Rather what has been on display is treachery, betrayal and pettiness not expected of such a supposedly mighty man. Nigeria has been good to Obasanjo. PDP has been good to him. His plot to destroy the party today may be viewed as one of the tendencies of the Yorubas to be part of only things that serve their interest and their interest only.
Today the South-South which has through great sacrifice kept Nigeria together from independence through oil that was discovered in Oloibiri in 1958 is seeking just a constitutional second term of another four years in office in a country that has existed for about 54 years in which the North has ruled for more than 38 years and the South West for more than ten years. And for these four years, the country is on such scale of sabotage and propaganda in which Obasanjo is leading the charge with Asiwaju Bola Tinubu. For convenience against the race of the South, these arch enemies of Yoruba extraction have found the need to co-operate against the race of the South.

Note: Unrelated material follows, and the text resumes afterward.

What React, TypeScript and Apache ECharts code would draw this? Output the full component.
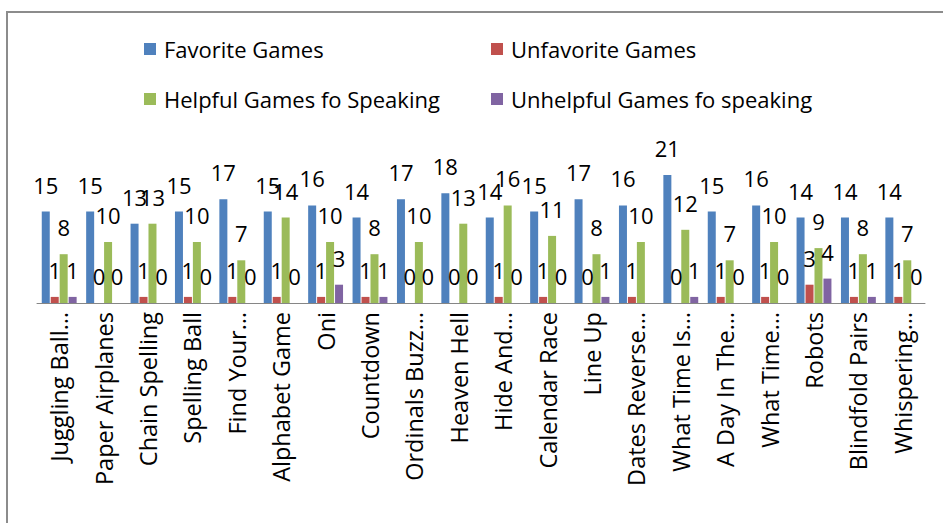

It must however be known to them that the rest of the South is learning and would learn fast. The rest of the South is aware that Tinubu, the fabulously wealthy politician of today made his first inroad into wealth as worker with Mobil unlimited which he eventually served as a treasurer. How has he repaid the people of South-South where he made money from? Is it by betraying them? Is it by looking at them as outcast and unworthy of a second term that other regions get without performance? Do unto others what you would wish others to do unto you. Tinubu, do unto the South-South what the South-South has been doing to the South-West. Obasanjo, do unto the South-South what the latter has always done to you. A stitch in time saves nine.
Joe Iniodu is a public affairs analyst.